As el Maizal’s local commune expanded by connecting with more communal councils, its political power grew, and it continually demanded access to the land. To appease the commune they were granted a small plot of unproductive land. Their growing political power and agricultural success with the land led Chavez himself to visit the commune and declare the land should belong to the commune. Local officials dragged their feet on the transfer and it took a long-term occupation of the plantation and Chavez’s commune speech to give el Maizal the strength to finally claim the land, according to Ciccariello-Maher.
Even with this confrontational relationship with the state, el Maizal relies on it to empower other communal councils to form communes.
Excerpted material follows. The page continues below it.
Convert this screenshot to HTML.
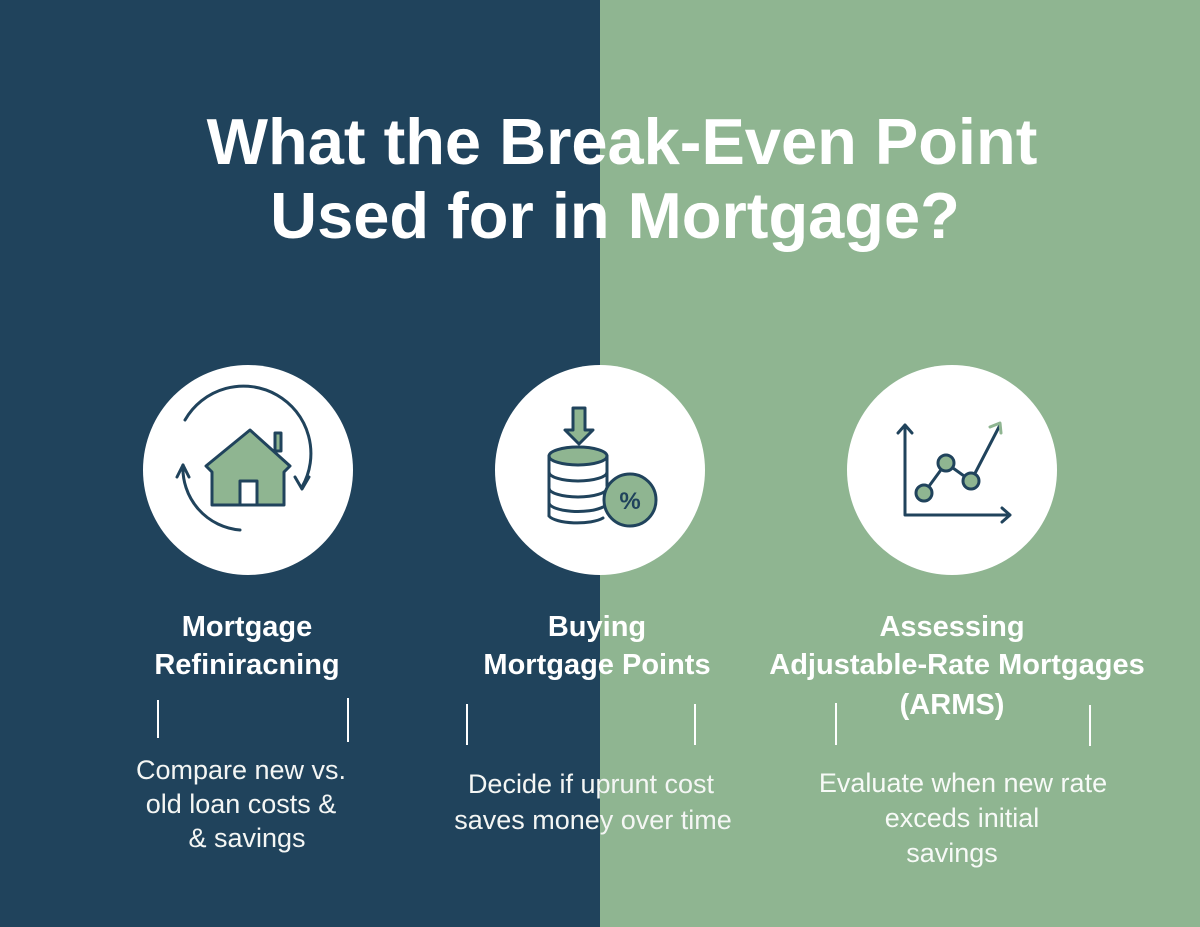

Ciccariello-Maher quotes an el Maizal delegate as saying, “we urgently need allies everywhere and to promote more communes because if El Maizal stands alone, hermano, or if this experience isn’t born elsewhere, if it doesn’t reproduce, the tendency will be toward failure, because there are just too many attacks.”
Ciccariello-Maher describes the actions and conditions of other communes, and the book is worth the read for details of their variety. But the central question that frames the author’s remarks on the various communes is how these communes associate with the Venezuelan state, and the bearing this will have on the creation of a communal state to displace the bourgeois state.
In the conclusion, “A Communal Future?” Ciccariello-Maher suggests that the transition from the bourgeois state to the communal state is possible because “organizers are using the Commune Law ambitiously to demand the transfer of power from private and state hands directly to the communes themselves.” Beyond growing communes, communes must be connected over wide distances to share goods and ideas, and Ciccariello-Maher notes that this process is informally being built now, when members of the revolutionary youth organization Otro Beta, “travel constantly throughout the region, facilitating exchanges between communal councils and socialist enterprises, helping local organizers navigate the formalities of state bureaucracy, and raising consciousness about the communal project.”
Ciccariello-Maher concludes that the communal state is a real possibility, that at some point the balance between the communal state and the bourgeois state will break towards one of the two, that the current crisis in Venezuela is such a tipping point, and hopefully, he says, it will tip towards a communal future.